**Exercise objective:**
Quote, line for line, the entries from the first through the one containing "(iwn.south) -- (iwnend);". Pictures are left out.

**Stored records:**

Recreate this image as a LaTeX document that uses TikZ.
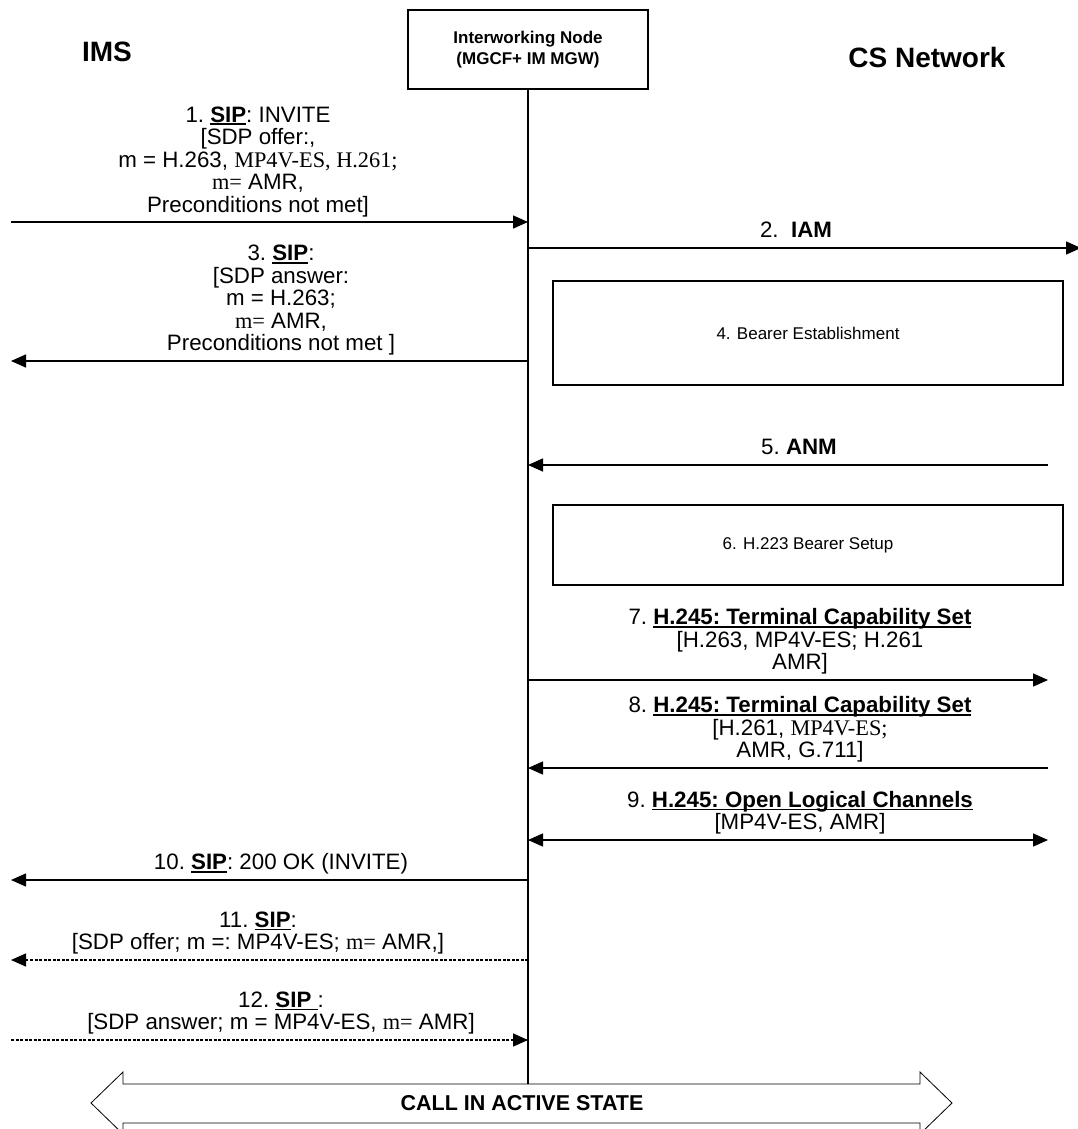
\documentclass[tikz,border=0pt]{standalone}
\usepackage{fontspec}
\setmainfont{Liberation Sans}
\newfontfamily\tnr{Liberation Serif}
\usetikzlibrary{arrows.meta,positioning}

% bold text with a heavy underline
\newsavebox\ulbox
\newcommand{\ubf}[1]{\sbox\ulbox{\bfseries #1}\rlap{\vrule height -1.3pt depth 3.1pt width \wd\ulbox}\usebox\ulbox}

\begin{document}
\begin{tikzpicture}[x=1pt, y=-1pt,
    msg/.style={-{Triangle[length=15pt,width=13pt]}, line width=1.5pt},
    bimsg/.style={{Triangle[length=15pt,width=13pt]}-{Triangle[length=15pt,width=13pt]}, line width=1.5pt},
    dotmsg/.style={msg, dash pattern=on 3pt off 1.5pt},
    lbl/.style={align=center, inner sep=0pt, anchor=south, font=\frenchspacing\fontsize{22.3}{22.5}\selectfont},
    phase/.style={draw, line width=1.3pt, inner sep=0pt, minimum width=510pt, font=\fontsize{17}{20}\selectfont},
    side/.style={inner sep=0pt, font=\bfseries\fontsize{28}{32}\selectfont}
]
\useasboundingbox (0,0) rectangle (1077,1129);

% entities
\node[side] (ims) at (107,52) {IMS};
\node[side] (cs) at (927,57) {CS Network};
\node[draw, line width=1.3pt, minimum width=240pt, minimum height=79pt, align=center,
      font=\bfseries\fontsize{17}{21}\selectfont] (iwn) at (528,49.5) {Interworking Node\\(MGCF+ IM MGW)};
\coordinate (iwnend) at (528,1084);
\draw[line width=1.2pt] (iwn.south) -- (iwnend);

% message ends
\foreach \n/\y in {1/222,2/248,3/361,5/465,7/680,8/768,9/840,10/880,11/960,12/1040}
    \coordinate (iwn\n) at (528,\y);
\foreach \n/\y in {1/222,3/361,10/880,11/960,12/1040}
    \coordinate (ims\n) at (11,\y);
\foreach \n/\y in {5/465,7/680,8/768,9/840}
    \coordinate (cs\n) at (1048,\y);
\coordinate (cs2) at (1081,248);

% messages
\draw[msg] (ims1) -- (iwn1);
\node[lbl] (l1) at (258,217) {1. \ubf{SIP}: INVITE\\{[}SDP offer:,\\m = H.263, {\tnr MP4V-ES, H.261;}\\{\tnr m=} AMR,\\Preconditions not met]};
\draw[msg] (iwn2) -- (cs2);
\node[lbl] (l2) at (796,238) {2.\ \ \textbf{IAM}};
\draw[msg] (iwn3) -- (ims3);
\node[lbl] (l3) at (281,355.6) {3. \ubf{SIP}:\\{[}SDP answer:\\m = H.263;\\{\tnr m=} AMR,\\Preconditions not met ]};
\node[phase, minimum height=104pt] (p4) at (808,333) {4. Bearer Establishment};
\draw[msg] (cs5) -- (iwn5);
\node[lbl] (l5) at (799,455) {5. \textbf{ANM}};
\node[phase, minimum height=80pt] (p6) at (808,545) {6. H.223 Bearer Setup};
\draw[msg] (iwn7) -- (cs7);
\node[lbl] (l7) at (800,674.6) {7. \ubf{H.245: Terminal Capability Set}\\{[}H.263, MP4V-ES; H.261\\AMR]};
\draw[msg] (cs8) -- (iwn8);
\node[lbl] (l8) at (800,762.6) {8. \ubf{H.245: Terminal Capability Set}\\{[}H.261, {\tnr MP4V-ES;}\\AMR, G.711]};
\draw[bimsg] (iwn9) -- (cs9);
\node[lbl] (l9) at (800,834.6) {9. \ubf{H.245: Open Logical Channels}\\{[}MP4V-ES, AMR]};
\draw[msg] (iwn10) -- (ims10);
\node[lbl] (l10) at (281,874.6) {10. \ubf{SIP}: 200 OK (INVITE)};
\draw[dotmsg] (iwn11) -- (ims11);
\node[lbl] (l11) at (258,954.6) {11. \ubf{SIP}:\\{[}SDP offer; m =: MP4V-ES; {\tnr m=} AMR,]};
\draw[dotmsg] (ims12) -- (iwn12);
\node[lbl] (l12) at (281,1034.6) {12. \ubf{SIP\ }:\\{[}SDP answer; m = MP4V-ES, {\tnr m=} AMR]};

% call state
\draw[line width=0.8pt] (91,1103) -- (123,1072) -- (123,1084) -- (920,1084) -- (920,1072)
    -- (952,1103) -- (920,1134) -- (920,1123) -- (123,1123) -- (123,1134) -- cycle;
\node[inner sep=0pt, font=\bfseries\fontsize{21.5}{24}\selectfont] (state) at (522,1103) {CALL IN ACTIVE STATE};
\end{tikzpicture}
\end{document}
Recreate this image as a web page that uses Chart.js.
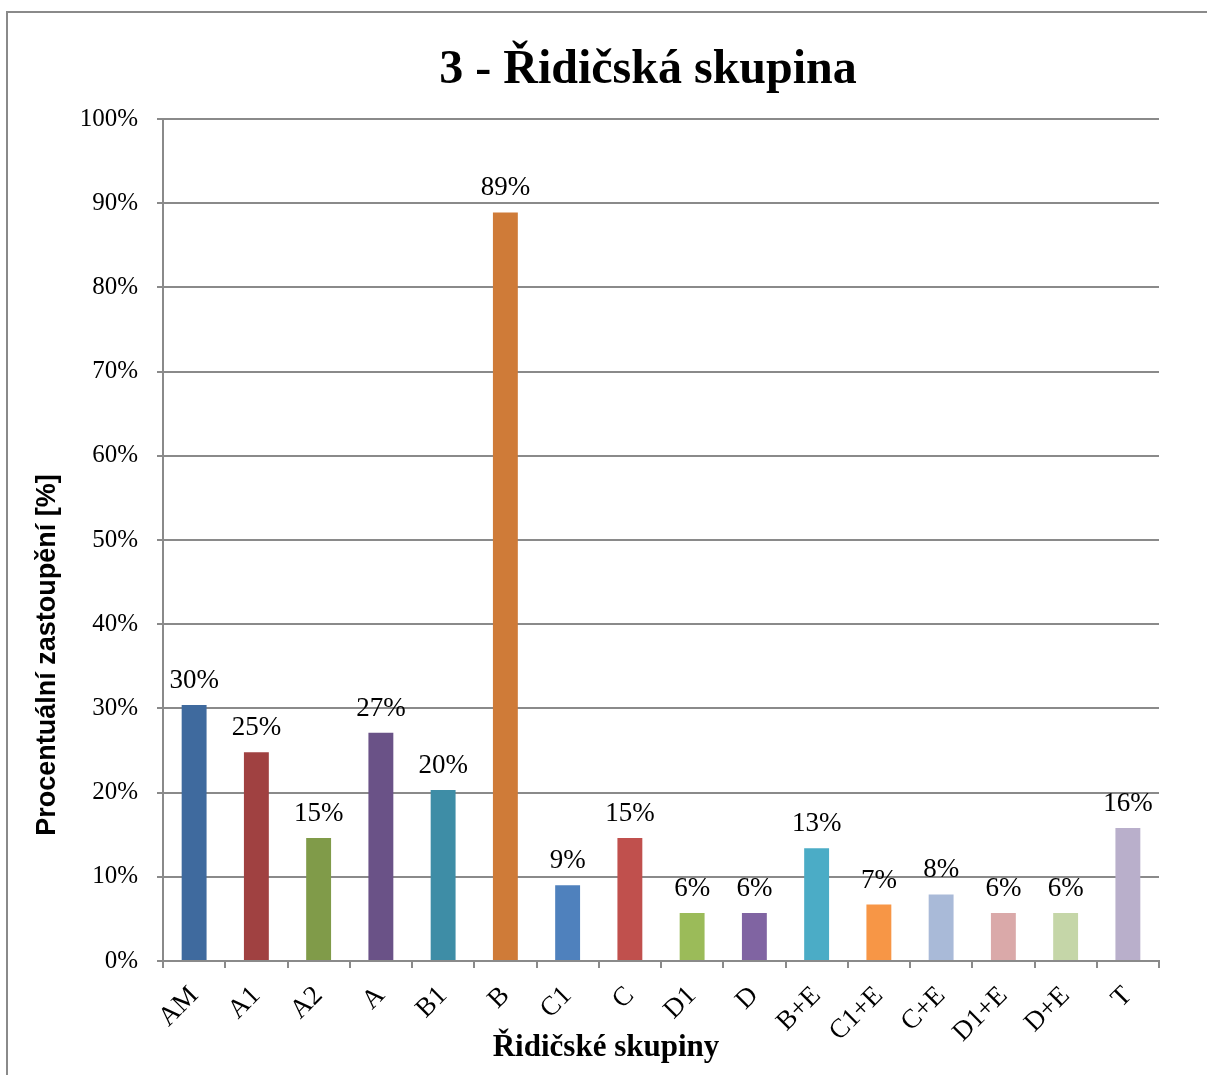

**Written solution:**
Recreate this image as a LaTeX document that uses TikZ.
\documentclass[tikz,border=0pt]{standalone}
\usepackage{fontspec}
\setmainfont{Liberation Sans}
\newfontfamily\tnr{Liberation Serif}
\usetikzlibrary{arrows.meta,positioning}

% bold text with a heavy underline
\newsavebox\ulbox
\newcommand{\ubf}[1]{\sbox\ulbox{\bfseries #1}\rlap{\vrule height -1.3pt depth 3.1pt width \wd\ulbox}\usebox\ulbox}

\begin{document}
\begin{tikzpicture}[x=1pt, y=-1pt,
    msg/.style={-{Triangle[length=15pt,width=13pt]}, line width=1.5pt},
    bimsg/.style={{Triangle[length=15pt,width=13pt]}-{Triangle[length=15pt,width=13pt]}, line width=1.5pt},
    dotmsg/.style={msg, dash pattern=on 3pt off 1.5pt},
    lbl/.style={align=center, inner sep=0pt, anchor=south, font=\frenchspacing\fontsize{22.3}{22.5}\selectfont},
    phase/.style={draw, line width=1.3pt, inner sep=0pt, minimum width=510pt, font=\fontsize{17}{20}\selectfont},
    side/.style={inner sep=0pt, font=\bfseries\fontsize{28}{32}\selectfont}
]
\useasboundingbox (0,0) rectangle (1077,1129);

% entities
\node[side] (ims) at (107,52) {IMS};
\node[side] (cs) at (927,57) {CS Network};
\node[draw, line width=1.3pt, minimum width=240pt, minimum height=79pt, align=center,
      font=\bfseries\fontsize{17}{21}\selectfont] (iwn) at (528,49.5) {Interworking Node\\(MGCF+ IM MGW)};
\coordinate (iwnend) at (528,1084);
\draw[line width=1.2pt] (iwn.south) -- (iwnend);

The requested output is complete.